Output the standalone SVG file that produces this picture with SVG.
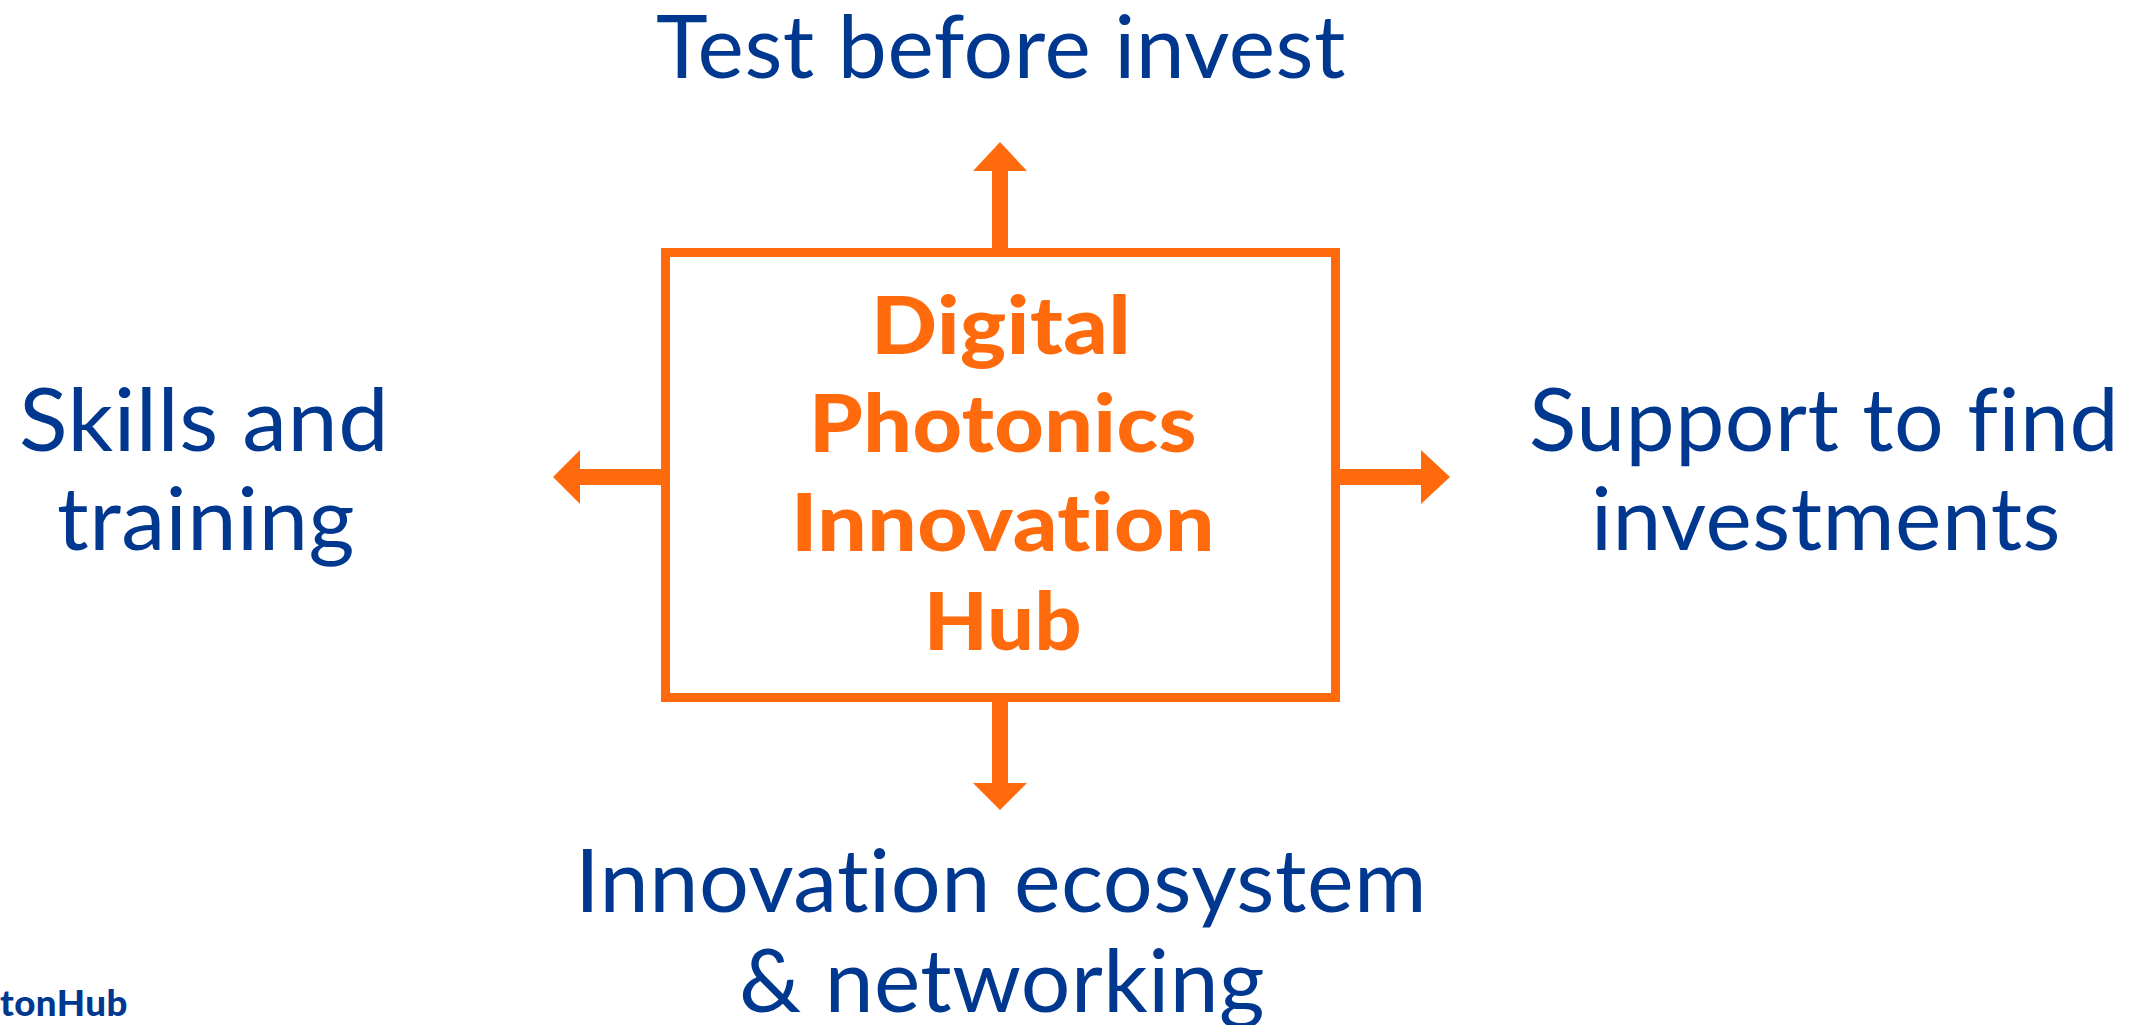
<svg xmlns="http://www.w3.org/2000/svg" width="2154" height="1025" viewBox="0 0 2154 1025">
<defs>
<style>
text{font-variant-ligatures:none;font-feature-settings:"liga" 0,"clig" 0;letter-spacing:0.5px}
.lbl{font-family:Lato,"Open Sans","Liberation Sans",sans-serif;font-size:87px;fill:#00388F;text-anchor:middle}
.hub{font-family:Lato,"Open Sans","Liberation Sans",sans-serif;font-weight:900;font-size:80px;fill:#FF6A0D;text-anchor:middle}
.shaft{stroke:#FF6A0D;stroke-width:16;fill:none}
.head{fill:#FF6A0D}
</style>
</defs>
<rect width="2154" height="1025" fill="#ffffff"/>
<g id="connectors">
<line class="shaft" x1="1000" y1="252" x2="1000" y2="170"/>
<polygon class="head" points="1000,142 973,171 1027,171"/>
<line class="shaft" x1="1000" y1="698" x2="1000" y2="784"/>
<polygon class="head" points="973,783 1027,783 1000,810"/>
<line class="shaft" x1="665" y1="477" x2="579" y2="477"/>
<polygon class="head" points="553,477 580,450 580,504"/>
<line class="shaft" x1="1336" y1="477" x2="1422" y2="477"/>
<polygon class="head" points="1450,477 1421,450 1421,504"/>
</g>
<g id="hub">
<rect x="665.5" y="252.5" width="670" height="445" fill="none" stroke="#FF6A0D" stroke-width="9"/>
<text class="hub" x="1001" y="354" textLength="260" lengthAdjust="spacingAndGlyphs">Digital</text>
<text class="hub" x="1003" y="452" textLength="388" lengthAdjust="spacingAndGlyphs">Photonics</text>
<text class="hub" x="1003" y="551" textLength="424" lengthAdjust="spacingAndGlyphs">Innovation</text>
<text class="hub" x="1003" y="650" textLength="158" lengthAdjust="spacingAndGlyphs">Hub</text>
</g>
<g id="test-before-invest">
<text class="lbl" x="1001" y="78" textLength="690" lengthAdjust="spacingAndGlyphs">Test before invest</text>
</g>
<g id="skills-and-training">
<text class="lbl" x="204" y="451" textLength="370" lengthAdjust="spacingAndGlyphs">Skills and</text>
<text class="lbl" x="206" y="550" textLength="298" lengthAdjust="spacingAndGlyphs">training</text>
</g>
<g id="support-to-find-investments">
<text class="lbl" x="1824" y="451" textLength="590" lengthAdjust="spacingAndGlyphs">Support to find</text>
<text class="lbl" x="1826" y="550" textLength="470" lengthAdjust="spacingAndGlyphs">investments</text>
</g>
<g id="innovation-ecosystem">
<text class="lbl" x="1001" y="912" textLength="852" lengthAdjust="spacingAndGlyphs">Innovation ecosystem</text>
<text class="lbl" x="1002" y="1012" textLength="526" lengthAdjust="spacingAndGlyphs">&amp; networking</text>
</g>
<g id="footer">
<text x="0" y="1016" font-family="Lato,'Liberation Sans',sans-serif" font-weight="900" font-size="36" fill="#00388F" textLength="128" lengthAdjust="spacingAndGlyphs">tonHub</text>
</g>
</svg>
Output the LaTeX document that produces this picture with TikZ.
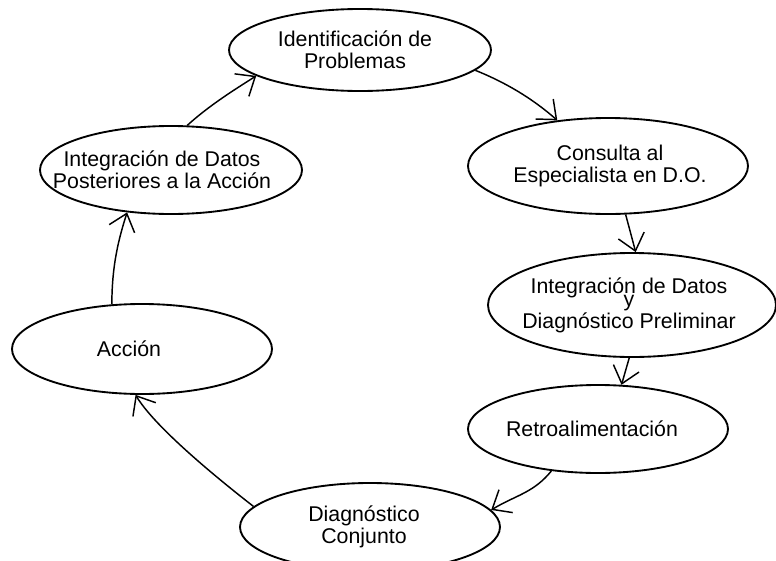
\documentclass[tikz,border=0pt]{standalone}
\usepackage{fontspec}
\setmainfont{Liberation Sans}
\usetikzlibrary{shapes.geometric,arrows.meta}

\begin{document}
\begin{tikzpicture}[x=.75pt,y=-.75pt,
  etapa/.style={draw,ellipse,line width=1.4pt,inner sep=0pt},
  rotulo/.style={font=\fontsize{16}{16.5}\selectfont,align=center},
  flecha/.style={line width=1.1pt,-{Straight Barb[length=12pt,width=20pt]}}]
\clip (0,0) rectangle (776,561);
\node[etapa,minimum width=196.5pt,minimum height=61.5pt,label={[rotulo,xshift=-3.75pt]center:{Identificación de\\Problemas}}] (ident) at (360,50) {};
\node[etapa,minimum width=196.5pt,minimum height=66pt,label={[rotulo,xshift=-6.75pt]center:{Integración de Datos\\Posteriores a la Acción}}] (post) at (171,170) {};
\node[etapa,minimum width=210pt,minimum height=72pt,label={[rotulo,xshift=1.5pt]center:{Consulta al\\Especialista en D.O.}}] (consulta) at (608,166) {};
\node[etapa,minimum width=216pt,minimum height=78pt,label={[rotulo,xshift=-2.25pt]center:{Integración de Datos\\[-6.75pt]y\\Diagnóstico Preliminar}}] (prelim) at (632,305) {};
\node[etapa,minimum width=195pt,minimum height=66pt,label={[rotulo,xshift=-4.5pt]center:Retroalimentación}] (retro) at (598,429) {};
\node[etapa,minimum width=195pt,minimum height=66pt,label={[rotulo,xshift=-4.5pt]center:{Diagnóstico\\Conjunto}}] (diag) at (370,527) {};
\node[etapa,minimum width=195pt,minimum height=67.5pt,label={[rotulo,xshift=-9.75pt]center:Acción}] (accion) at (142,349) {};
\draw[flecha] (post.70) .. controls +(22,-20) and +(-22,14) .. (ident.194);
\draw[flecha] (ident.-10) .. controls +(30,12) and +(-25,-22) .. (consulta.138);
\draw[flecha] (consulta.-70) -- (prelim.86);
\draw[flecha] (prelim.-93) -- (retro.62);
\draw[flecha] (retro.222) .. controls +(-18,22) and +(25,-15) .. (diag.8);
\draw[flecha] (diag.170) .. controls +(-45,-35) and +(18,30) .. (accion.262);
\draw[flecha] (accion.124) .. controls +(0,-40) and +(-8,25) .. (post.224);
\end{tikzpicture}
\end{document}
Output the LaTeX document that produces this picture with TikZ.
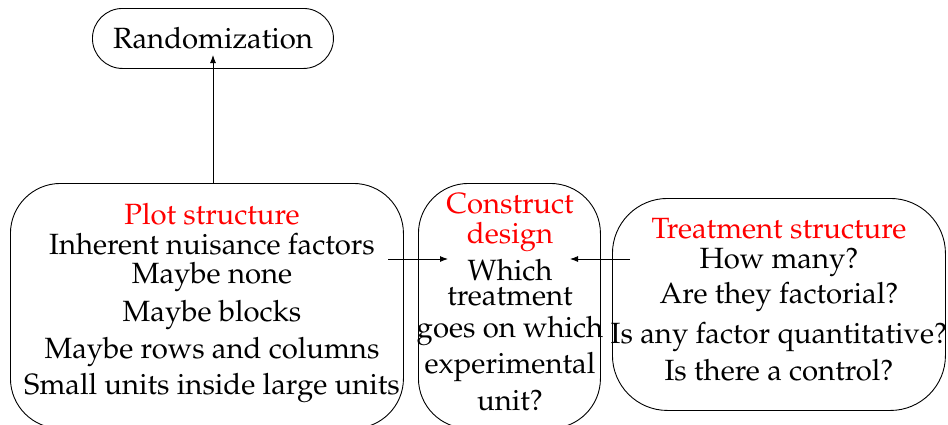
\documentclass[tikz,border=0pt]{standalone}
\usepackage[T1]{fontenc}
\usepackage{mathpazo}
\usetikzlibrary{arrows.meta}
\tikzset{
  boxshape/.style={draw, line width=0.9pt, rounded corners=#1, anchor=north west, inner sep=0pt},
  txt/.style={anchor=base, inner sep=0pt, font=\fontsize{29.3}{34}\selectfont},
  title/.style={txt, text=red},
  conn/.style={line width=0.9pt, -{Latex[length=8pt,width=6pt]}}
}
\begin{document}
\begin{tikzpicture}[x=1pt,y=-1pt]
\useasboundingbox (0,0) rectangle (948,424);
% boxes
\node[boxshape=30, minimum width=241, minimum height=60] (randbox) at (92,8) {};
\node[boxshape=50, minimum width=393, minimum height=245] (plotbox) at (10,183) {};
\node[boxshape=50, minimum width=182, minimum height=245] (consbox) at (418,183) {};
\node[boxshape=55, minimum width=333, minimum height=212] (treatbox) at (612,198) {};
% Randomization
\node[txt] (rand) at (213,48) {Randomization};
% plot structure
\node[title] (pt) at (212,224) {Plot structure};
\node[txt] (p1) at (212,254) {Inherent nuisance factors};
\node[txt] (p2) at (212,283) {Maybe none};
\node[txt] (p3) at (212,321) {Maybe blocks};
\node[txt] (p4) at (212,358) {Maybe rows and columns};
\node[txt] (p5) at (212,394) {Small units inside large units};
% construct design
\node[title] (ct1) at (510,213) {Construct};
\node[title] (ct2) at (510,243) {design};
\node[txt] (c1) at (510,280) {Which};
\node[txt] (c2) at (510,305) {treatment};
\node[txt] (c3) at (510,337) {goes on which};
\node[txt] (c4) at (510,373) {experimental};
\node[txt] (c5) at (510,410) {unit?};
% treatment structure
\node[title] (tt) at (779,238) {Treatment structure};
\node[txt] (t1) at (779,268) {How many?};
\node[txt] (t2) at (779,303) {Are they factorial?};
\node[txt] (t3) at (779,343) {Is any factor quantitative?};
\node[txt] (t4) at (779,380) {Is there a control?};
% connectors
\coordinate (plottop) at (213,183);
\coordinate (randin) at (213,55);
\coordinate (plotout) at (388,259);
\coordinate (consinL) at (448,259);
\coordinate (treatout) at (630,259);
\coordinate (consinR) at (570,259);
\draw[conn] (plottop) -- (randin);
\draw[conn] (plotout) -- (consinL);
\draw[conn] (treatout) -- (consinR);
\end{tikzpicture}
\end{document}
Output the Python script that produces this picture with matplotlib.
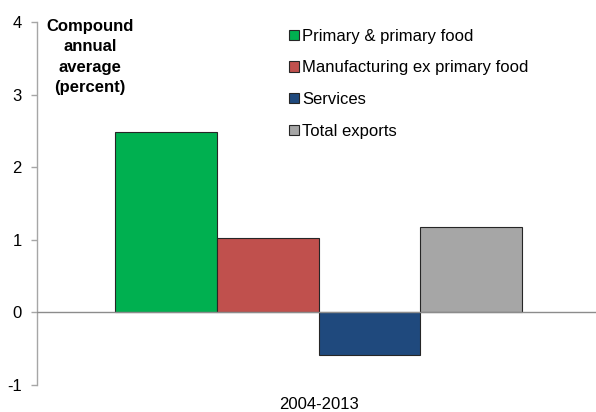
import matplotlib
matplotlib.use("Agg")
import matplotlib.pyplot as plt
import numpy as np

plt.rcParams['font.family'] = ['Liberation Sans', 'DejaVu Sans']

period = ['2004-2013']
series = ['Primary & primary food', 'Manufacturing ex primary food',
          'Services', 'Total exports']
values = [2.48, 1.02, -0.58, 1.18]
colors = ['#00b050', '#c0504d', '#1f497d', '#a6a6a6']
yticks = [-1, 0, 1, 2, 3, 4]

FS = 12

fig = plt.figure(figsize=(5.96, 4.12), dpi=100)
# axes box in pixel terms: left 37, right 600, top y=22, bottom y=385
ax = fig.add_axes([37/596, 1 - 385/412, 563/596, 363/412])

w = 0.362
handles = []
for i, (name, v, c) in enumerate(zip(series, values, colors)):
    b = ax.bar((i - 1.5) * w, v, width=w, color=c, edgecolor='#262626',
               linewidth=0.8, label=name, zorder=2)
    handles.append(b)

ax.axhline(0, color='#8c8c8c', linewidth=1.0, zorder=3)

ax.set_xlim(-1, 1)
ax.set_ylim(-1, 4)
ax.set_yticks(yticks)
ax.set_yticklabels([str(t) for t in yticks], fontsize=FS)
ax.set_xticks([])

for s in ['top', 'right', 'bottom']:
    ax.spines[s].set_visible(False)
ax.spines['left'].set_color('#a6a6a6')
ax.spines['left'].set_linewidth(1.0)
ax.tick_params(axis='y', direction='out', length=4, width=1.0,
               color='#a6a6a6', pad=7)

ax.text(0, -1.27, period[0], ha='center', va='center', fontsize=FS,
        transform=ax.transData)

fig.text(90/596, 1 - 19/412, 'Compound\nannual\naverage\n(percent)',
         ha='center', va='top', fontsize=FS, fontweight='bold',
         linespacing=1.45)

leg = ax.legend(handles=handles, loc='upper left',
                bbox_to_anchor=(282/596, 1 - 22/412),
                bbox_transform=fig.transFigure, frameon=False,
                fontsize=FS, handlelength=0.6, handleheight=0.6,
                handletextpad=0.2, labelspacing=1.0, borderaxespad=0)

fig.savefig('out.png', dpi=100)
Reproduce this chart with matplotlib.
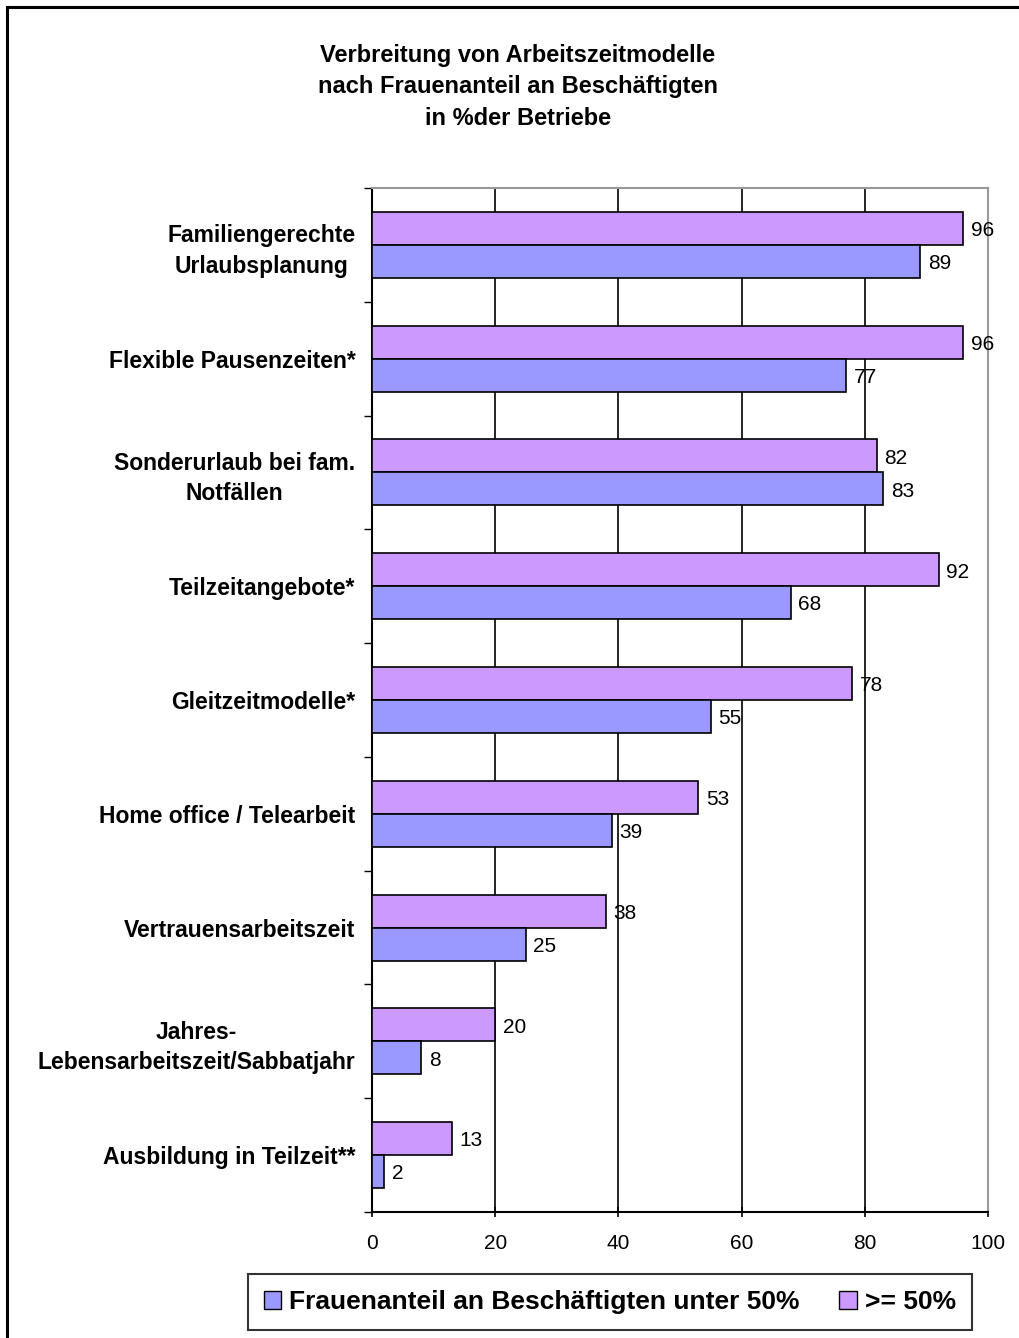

-=-=-

_What this task involves_
Repeat the lines between those holding "Output the Python" and "ax = fig.add_axes([37/596, 1", inclusive. Pictures stay out.

_Response to the task_
Output the Python script that produces this picture with matplotlib.
import matplotlib
matplotlib.use("Agg")
import matplotlib.pyplot as plt
import numpy as np

plt.rcParams['font.family'] = ['Liberation Sans', 'DejaVu Sans']

period = ['2004-2013']
series = ['Primary & primary food', 'Manufacturing ex primary food',
          'Services', 'Total exports']
values = [2.48, 1.02, -0.58, 1.18]
colors = ['#00b050', '#c0504d', '#1f497d', '#a6a6a6']
yticks = [-1, 0, 1, 2, 3, 4]

FS = 12

fig = plt.figure(figsize=(5.96, 4.12), dpi=100)
# axes box in pixel terms: left 37, right 600, top y=22, bottom y=385
ax = fig.add_axes([37/596, 1 - 385/412, 563/596, 363/412])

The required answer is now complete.